§ What you are asked to do:
Do not include the pictures; repeat the rest of the data exactly.

§ Provided material:

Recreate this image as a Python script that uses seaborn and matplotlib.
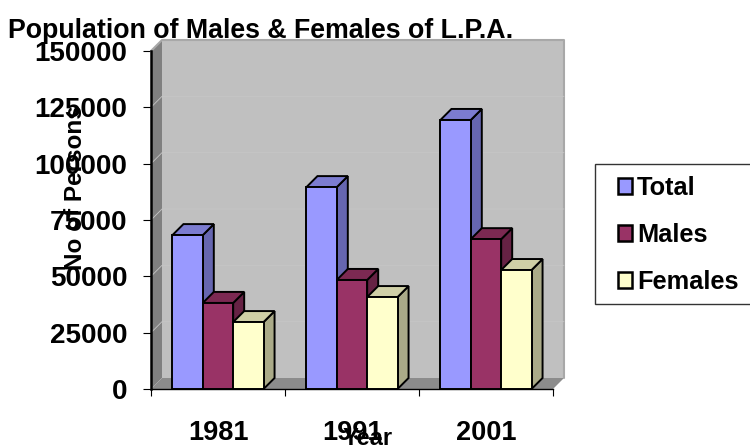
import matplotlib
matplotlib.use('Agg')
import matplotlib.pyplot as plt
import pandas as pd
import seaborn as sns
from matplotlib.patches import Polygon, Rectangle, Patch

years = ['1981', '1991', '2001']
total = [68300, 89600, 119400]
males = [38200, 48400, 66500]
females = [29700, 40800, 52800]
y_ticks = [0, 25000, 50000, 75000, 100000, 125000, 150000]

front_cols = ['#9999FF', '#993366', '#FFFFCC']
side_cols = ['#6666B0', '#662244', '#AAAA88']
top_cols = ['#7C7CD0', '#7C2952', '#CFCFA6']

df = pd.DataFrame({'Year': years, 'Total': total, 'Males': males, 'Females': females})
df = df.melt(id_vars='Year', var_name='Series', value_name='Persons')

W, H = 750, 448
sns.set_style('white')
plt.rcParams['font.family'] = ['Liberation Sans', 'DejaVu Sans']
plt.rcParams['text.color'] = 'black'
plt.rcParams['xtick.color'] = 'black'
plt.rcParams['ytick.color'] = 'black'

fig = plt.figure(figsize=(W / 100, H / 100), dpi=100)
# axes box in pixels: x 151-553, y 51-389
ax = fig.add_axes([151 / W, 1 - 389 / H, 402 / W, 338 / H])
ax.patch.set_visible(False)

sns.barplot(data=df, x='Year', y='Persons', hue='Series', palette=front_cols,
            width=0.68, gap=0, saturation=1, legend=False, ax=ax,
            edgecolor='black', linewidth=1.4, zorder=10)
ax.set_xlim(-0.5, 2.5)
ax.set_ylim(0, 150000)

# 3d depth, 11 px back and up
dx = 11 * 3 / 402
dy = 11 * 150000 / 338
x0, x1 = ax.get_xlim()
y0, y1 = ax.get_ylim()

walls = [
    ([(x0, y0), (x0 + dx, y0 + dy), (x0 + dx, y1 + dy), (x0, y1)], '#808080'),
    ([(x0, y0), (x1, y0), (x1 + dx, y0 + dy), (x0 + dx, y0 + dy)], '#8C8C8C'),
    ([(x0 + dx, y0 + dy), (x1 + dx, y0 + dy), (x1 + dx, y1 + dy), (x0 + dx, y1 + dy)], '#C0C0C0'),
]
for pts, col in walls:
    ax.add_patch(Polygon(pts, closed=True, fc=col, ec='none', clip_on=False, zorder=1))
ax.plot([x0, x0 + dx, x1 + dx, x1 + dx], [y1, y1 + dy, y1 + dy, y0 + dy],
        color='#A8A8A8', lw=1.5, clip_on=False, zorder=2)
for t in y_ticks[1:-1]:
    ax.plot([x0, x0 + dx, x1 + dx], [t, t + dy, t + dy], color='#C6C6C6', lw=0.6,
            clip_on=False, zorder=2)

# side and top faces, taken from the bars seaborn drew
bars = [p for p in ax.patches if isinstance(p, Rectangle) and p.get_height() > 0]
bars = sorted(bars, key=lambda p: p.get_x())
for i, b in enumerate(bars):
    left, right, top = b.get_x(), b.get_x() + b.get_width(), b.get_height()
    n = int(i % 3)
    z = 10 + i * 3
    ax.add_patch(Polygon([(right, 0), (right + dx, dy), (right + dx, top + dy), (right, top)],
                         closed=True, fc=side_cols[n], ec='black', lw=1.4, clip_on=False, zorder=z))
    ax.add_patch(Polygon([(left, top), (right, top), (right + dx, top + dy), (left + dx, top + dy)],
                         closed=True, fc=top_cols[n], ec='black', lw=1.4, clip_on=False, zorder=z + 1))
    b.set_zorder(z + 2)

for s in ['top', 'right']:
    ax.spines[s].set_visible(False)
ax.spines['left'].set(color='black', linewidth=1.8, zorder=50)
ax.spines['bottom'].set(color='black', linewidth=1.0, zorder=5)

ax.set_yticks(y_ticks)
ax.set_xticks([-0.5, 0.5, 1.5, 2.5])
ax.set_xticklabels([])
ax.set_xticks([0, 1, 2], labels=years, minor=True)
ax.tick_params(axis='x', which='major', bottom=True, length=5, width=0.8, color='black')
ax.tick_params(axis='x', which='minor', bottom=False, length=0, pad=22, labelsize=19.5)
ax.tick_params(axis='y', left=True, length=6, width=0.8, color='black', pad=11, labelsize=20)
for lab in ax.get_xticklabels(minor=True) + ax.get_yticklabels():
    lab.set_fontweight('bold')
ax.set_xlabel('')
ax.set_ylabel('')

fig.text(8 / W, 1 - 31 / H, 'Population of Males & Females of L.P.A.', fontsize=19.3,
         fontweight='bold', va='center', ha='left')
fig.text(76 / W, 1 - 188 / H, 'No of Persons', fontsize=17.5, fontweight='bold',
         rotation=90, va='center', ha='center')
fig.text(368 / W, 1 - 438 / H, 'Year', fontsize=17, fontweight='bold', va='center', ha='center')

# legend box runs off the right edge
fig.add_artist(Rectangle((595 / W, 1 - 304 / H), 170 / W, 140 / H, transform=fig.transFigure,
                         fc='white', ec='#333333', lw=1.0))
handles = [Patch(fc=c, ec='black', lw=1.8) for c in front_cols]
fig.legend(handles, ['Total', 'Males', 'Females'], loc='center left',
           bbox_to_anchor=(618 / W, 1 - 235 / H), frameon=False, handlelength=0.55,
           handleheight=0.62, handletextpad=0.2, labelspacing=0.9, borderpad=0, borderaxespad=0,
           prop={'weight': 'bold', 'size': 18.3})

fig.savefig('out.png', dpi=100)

§ Written solution:
Recreate this image as a Python script that uses seaborn and matplotlib.
import matplotlib
matplotlib.use('Agg')
import matplotlib.pyplot as plt
import pandas as pd
import seaborn as sns
from matplotlib.patches import Polygon, Rectangle, Patch

years = ['1981', '1991', '2001']
total = [68300, 89600, 119400]
males = [38200, 48400, 66500]
females = [29700, 40800, 52800]
y_ticks = [0, 25000, 50000, 75000, 100000, 125000, 150000]

front_cols = ['#9999FF', '#993366', '#FFFFCC']
side_cols = ['#6666B0', '#662244', '#AAAA88']
top_cols = ['#7C7CD0', '#7C2952', '#CFCFA6']

df = pd.DataFrame({'Year': years, 'Total': total, 'Males': males, 'Females': females})
df = df.melt(id_vars='Year', var_name='Series', value_name='Persons')

W, H = 750, 448
sns.set_style('white')
plt.rcParams['font.family'] = ['Liberation Sans', 'DejaVu Sans']
plt.rcParams['text.color'] = 'black'
plt.rcParams['xtick.color'] = 'black'
plt.rcParams['ytick.color'] = 'black'

fig = plt.figure(figsize=(W / 100, H / 100), dpi=100)
# axes box in pixels: x 151-553, y 51-389
ax = fig.add_axes([151 / W, 1 - 389 / H, 402 / W, 338 / H])
ax.patch.set_visible(False)

sns.barplot(data=df, x='Year', y='Persons', hue='Series', palette=front_cols,
            width=0.68, gap=0, saturation=1, legend=False, ax=ax,
            edgecolor='black', linewidth=1.4, zorder=10)
ax.set_xlim(-0.5, 2.5)
ax.set_ylim(0, 150000)

# 3d depth, 11 px back and up
dx = 11 * 3 / 402
dy = 11 * 150000 / 338
x0, x1 = ax.get_xlim()
y0, y1 = ax.get_ylim()

walls = [
    ([(x0, y0), (x0 + dx, y0 + dy), (x0 + dx, y1 + dy), (x0, y1)], '#808080'),
    ([(x0, y0), (x1, y0), (x1 + dx, y0 + dy), (x0 + dx, y0 + dy)], '#8C8C8C'),
    ([(x0 + dx, y0 + dy), (x1 + dx, y0 + dy), (x1 + dx, y1 + dy), (x0 + dx, y1 + dy)], '#C0C0C0'),
]
for pts, col in walls:
    ax.add_patch(Polygon(pts, closed=True, fc=col, ec='none', clip_on=False, zorder=1))
ax.plot([x0, x0 + dx, x1 + dx, x1 + dx], [y1, y1 + dy, y1 + dy, y0 + dy],
        color='#A8A8A8', lw=1.5, clip_on=False, zorder=2)
for t in y_ticks[1:-1]:
    ax.plot([x0, x0 + dx, x1 + dx], [t, t + dy, t + dy], color='#C6C6C6', lw=0.6,
            clip_on=False, zorder=2)

# side and top faces, taken from the bars seaborn drew
bars = [p for p in ax.patches if isinstance(p, Rectangle) and p.get_height() > 0]
bars = sorted(bars, key=lambda p: p.get_x())
for i, b in enumerate(bars):
    left, right, top = b.get_x(), b.get_x() + b.get_width(), b.get_height()
    n = int(i % 3)
    z = 10 + i * 3
    ax.add_patch(Polygon([(right, 0), (right + dx, dy), (right + dx, top + dy), (right, top)],
                         closed=True, fc=side_cols[n], ec='black', lw=1.4, clip_on=False, zorder=z))
    ax.add_patch(Polygon([(left, top), (right, top), (right + dx, top + dy), (left + dx, top + dy)],
                         closed=True, fc=top_cols[n], ec='black', lw=1.4, clip_on=False, zorder=z + 1))
    b.set_zorder(z + 2)

for s in ['top', 'right']:
    ax.spines[s].set_visible(False)
ax.spines['left'].set(color='black', linewidth=1.8, zorder=50)
ax.spines['bottom'].set(color='black', linewidth=1.0, zorder=5)

ax.set_yticks(y_ticks)
ax.set_xticks([-0.5, 0.5, 1.5, 2.5])
ax.set_xticklabels([])
ax.set_xticks([0, 1, 2], labels=years, minor=True)
ax.tick_params(axis='x', which='major', bottom=True, length=5, width=0.8, color='black')
ax.tick_params(axis='x', which='minor', bottom=False, length=0, pad=22, labelsize=19.5)
ax.tick_params(axis='y', left=True, length=6, width=0.8, color='black', pad=11, labelsize=20)
for lab in ax.get_xticklabels(minor=True) + ax.get_yticklabels():
    lab.set_fontweight('bold')
ax.set_xlabel('')
ax.set_ylabel('')

fig.text(8 / W, 1 - 31 / H, 'Population of Males & Females of L.P.A.', fontsize=19.3,
         fontweight='bold', va='center', ha='left')
fig.text(76 / W, 1 - 188 / H, 'No of Persons', fontsize=17.5, fontweight='bold',
         rotation=90, va='center', ha='center')
fig.text(368 / W, 1 - 438 / H, 'Year', fontsize=17, fontweight='bold', va='center', ha='center')

# legend box runs off the right edge
fig.add_artist(Rectangle((595 / W, 1 - 304 / H), 170 / W, 140 / H, transform=fig.transFigure,
                         fc='white', ec='#333333', lw=1.0))
handles = [Patch(fc=c, ec='black', lw=1.8) for c in front_cols]
fig.legend(handles, ['Total', 'Males', 'Females'], loc='center left',
           bbox_to_anchor=(618 / W, 1 - 235 / H), frameon=False, handlelength=0.55,
           handleheight=0.62, handletextpad=0.2, labelspacing=0.9, borderpad=0, borderaxespad=0,
           prop={'weight': 'bold', 'size': 18.3})

fig.savefig('out.png', dpi=100)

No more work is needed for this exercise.